ISims higher than 1


I've been experimenting data clustering with Cluto for a few weeks now, content with the results so far. However, with my latest dataset, I've been seeing results that throw me a little off balance. Negative ISims and ESims with a low number of clusters appear in the lastest dataset. However, increasing the number of clusters soon creates a cluster with ISim greater than 1. The ISim starts at about 8 and decreases to 4 with an increasing number of clusters. On the other hand, the ESim decreases in the negative. As far as I can see, after experimenting with an increasing number of cluster, the first cluster has a fixed number of objects, supposedly the same objects between each clustering solution, that has an ISim of 4 and ESim of -9. I believe this would be a fluke from my data, but seeing as I have already filtered anomalous or extreme datapoints, it is hard to narrow down the number of objects.

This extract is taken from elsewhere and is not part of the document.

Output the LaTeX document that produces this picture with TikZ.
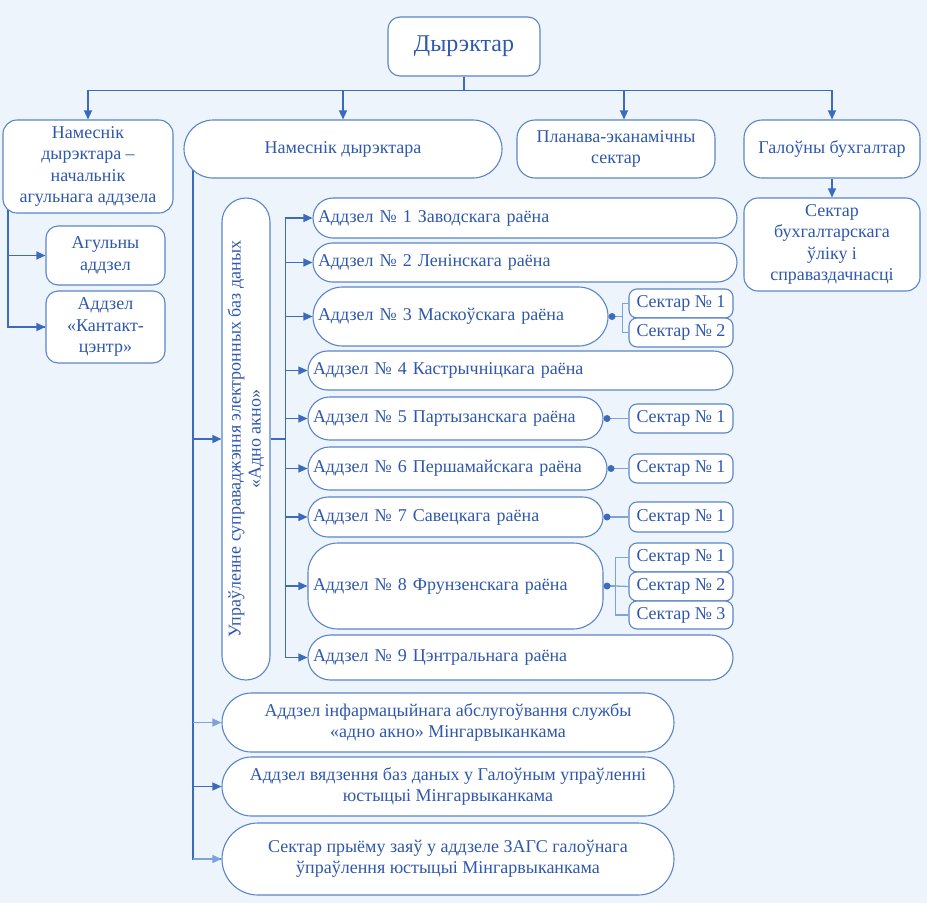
\documentclass[tikz,border=0pt]{standalone}
\usepackage{fontspec}
\setmainfont{Liberation Serif}
\usetikzlibrary{arrows.meta}
\pgfdeclarelayer{bg}\pgfdeclarelayer{edges}
\pgfsetlayers{bg,edges,main}
\definecolor{bgc}{HTML}{EEF4FB}
\definecolor{linec}{HTML}{3C6BBE}
\definecolor{boxc}{HTML}{5A85C9}
\definecolor{txtc}{HTML}{2F58AD}
\definecolor{lightc}{HTML}{7EA3D9}
\begin{document}
\begin{tikzpicture}[x=1pt,y=-1pt,
  sz/.style 2 args={minimum width=#1pt, minimum height=#2pt},
  box/.style={draw=boxc, line width=1.1pt, fill=white, text=txtc,
    font=\fontsize{18}{21.5}\selectfont, align=center, inner sep=0pt},
  abox/.style={box, align=left, inner xsep=5pt, text width=#1pt},
  ln/.style={draw=linec, line width=1.3pt},
  lnl/.style={draw=lightc, line width=1.3pt},
  ar/.style={ln, -{Triangle[length=9pt,width=8pt]}},
  arl/.style={draw=lightc, line width=1.3pt, -{Triangle[length=9pt,width=8pt,fill=lightc]}},
  dot/.style={fill=linec}]
\useasboundingbox (0,0) rectangle (927,903);
\begin{pgfonlayer}{bg}
\fill[bgc] (0,0) rectangle (927,903);
\end{pgfonlayer}

% top level
\node[box, sz={152}{59}, rounded corners=12pt, font=\fontsize{24}{28}\selectfont] (dir) at (464,46.5) {Дырэктар};
\node[box, sz={170}{93}, rounded corners=14pt] (n1) at (88,166.5) {Намеснік\\дырэктара –\\начальнік\\агульнага аддзела};
\node[box, sz={318}{58}, rounded corners=29pt] (n2) at (343,149) {Намеснік дырэктара};
\node[box, sz={198}{58}, rounded corners=18pt] (n3) at (616,149) {Планава-эканамічны\\сектар};
\node[box, sz={176}{58}, rounded corners=18pt] (n4) at (832,149) {Галоўны бухгалтар};
\node[box, sz={176}{93}, rounded corners=14pt] (n5) at (832,244.5) {Сектар\\бухгалтарскага\\ўліку і\\справаздачнасці};

% left branch
\node[box, sz={119}{59}, rounded corners=12pt] (ag) at (105.5,255.5) {Агульны\\аддзел};
\node[box, sz={119}{72}, rounded corners=12pt] (kc) at (105.5,327) {Аддзел\\«Кантакт-\\цэнтр»};

% vertical management box
\node[box, rotate=90, sz={482}{48}, rounded corners=24pt, font=\fontsize{18}{20}\selectfont] (upr) at (246,439)
  {Упраўленне суправаджэння электронных баз даных\\«Адно акно»};

% district departments
\node[abox=414, sz={424}{40}, rounded corners=20pt] (a1) at (525,218) {Аддзел № 1 Заводскага раёна};
\node[abox=414, sz={424}{39}, rounded corners=19.5pt] (a2) at (525,262.5) {Аддзел № 2 Ленінскага раёна};
\node[abox=285, sz={295}{59}, rounded corners=29.5pt] (a3) at (460.5,316.5) {Аддзел № 3 Маскоўскага раёна};
\node[abox=415, sz={425}{39}, rounded corners=19.5pt] (a4) at (520.5,370.5) {Аддзел № 4 Кастрычніцкага раёна};
\node[abox=285, sz={295}{43}, rounded corners=21.5pt] (a5) at (455.5,418.5) {Аддзел № 5 Партызанскага раёна};
\node[abox=289, sz={299}{43}, rounded corners=21.5pt] (a6) at (457.5,468.5) {Аддзел № 6 Першамайскага раёна};
\node[abox=285, sz={295}{40}, rounded corners=20pt] (a7) at (455.5,517) {Аддзел № 7 Савецкага раёна};
\node[abox=285, sz={295}{86}, rounded corners=30pt] (a8) at (455.5,586) {Аддзел № 8 Фрунзенскага раёна};
\node[abox=415, sz={425}{45}, rounded corners=22.5pt] (a9) at (520.5,657.5) {Аддзел № 9 Цэнтральнага раёна};

% sectors
\node[box, sz={104}{29}, rounded corners=8pt] (s31) at (681,303.5) {Сектар № 1};
\node[box, sz={104}{29}, rounded corners=8pt] (s32) at (681,332.5) {Сектар № 2};
\node[box, sz={104}{29}, rounded corners=8pt] (s51) at (681,418.5) {Сектар № 1};
\node[box, sz={104}{29}, rounded corners=8pt] (s61) at (681,468.5) {Сектар № 1};
\node[box, sz={104}{30}, rounded corners=8pt] (s71) at (681,517) {Сектар № 1};
\node[box, sz={104}{29}, rounded corners=8pt] (s81) at (681,557.5) {Сектар № 1};
\node[box, sz={104}{29}, rounded corners=8pt] (s82) at (681,586.5) {Сектар № 2};
\node[box, sz={104}{28}, rounded corners=8pt] (s83) at (681,615) {Сектар № 3};

% bottom departments
\node[box, sz={452}{59}, rounded corners=29.5pt] (b1) at (448,722.5) {Аддзел інфармацыйнага абслугоўвання службы\\«адно акно» Мінгарвыканкама};
\node[box, sz={452}{59}, rounded corners=29.5pt] (b2) at (448,786.5) {Аддзел вядзення баз даных у Галоўным упраўленні\\юстыцыі Мінгарвыканкама};
\node[box, sz={452}{72}, rounded corners=36pt] (b3) at (448,859) {Сектар прыёму заяў у аддзеле ЗАГС галоўнага\\ўпраўлення юстыцыі Мінгарвыканкама};

\begin{pgfonlayer}{edges}
% director
\draw[ln] (dir.south) -- ++(0,14) coordinate (hb);
\draw[ar] (hb) -| (n1.north);
\draw[ar] (hb) -| (n2.north);
\draw[ar] (hb) -| ([xshift=8pt]n3.north);
\draw[ar] (hb) -| (n4.north);
\draw[ar] (n4.south) -- (n5.north);
% left branch
\coordinate (lv) at ([xshift=-80pt]n1.center);
\draw[ln] (lv) |- (kc.west);
\draw[ar] (lv |- ag.west) -- (ag.west);
\draw[ar] (lv |- kc.west) -- (kc.west);
% deputy branch
\coordinate (nv) at ([xshift=-150pt]n2.center);
\draw[ln] (nv) |- (b3.west);
\draw[ar] (nv |- upr.north) -- (upr.north);
\draw[arl] (nv |- b1.west) -- (b1.west);
\draw[ar] (nv |- b2.west) -- (b2.west);
\draw[arl] (nv |- b3.west) -- (b3.west);
% bus
\coordinate (bus) at ([xshift=15pt]upr.south);
\draw[ln] (upr.south) -- (bus);
\foreach \a in {a1,a2,a3,a4,a5,a6,a7,a8,a9}{
  \draw[ar] (bus) |- (\a.west);
}
% sectors
\coordinate (j3) at ([xshift=14pt]a3.east);
\draw[lnl] (a3.east) -- (j3) |- (s31.west);
\draw[lnl] (j3) |- (s32.west);
\draw[lnl] (a5.east) -- (s51.west);
\draw[lnl] (a6.east) -- (s61.west);
\draw[lnl] (a7.east) -- (s71.west);
\coordinate (j8) at ([xshift=12pt]a8.east);
\draw[lnl] (a8.east) -- (j8) |- (s81.west);
\draw[lnl] (j8) -- (s82.west);
\draw[lnl] (j8) |- (s83.west);
\end{pgfonlayer}
% dots
\foreach \a in {a3,a5,a6,a7,a8}{
  \fill[dot] ([xshift=3.5pt]\a.east) circle (3.5pt);
}
\end{tikzpicture}
\end{document}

I have performed my tests with the rb clustering method, using the H2 and I2 criterias in order to achieve the best overall results possible (as per the document 'Criterion Functions for Document Clustering'), and all it seems to change is the number of objects in the anomalous cluster as well as the ISim and ESim, which, however, increase and decrease respectively.

Any hint would be welcome,



RE: Can you upload some of these

Can you upload some of these files to flyspay so that I can take a look at them.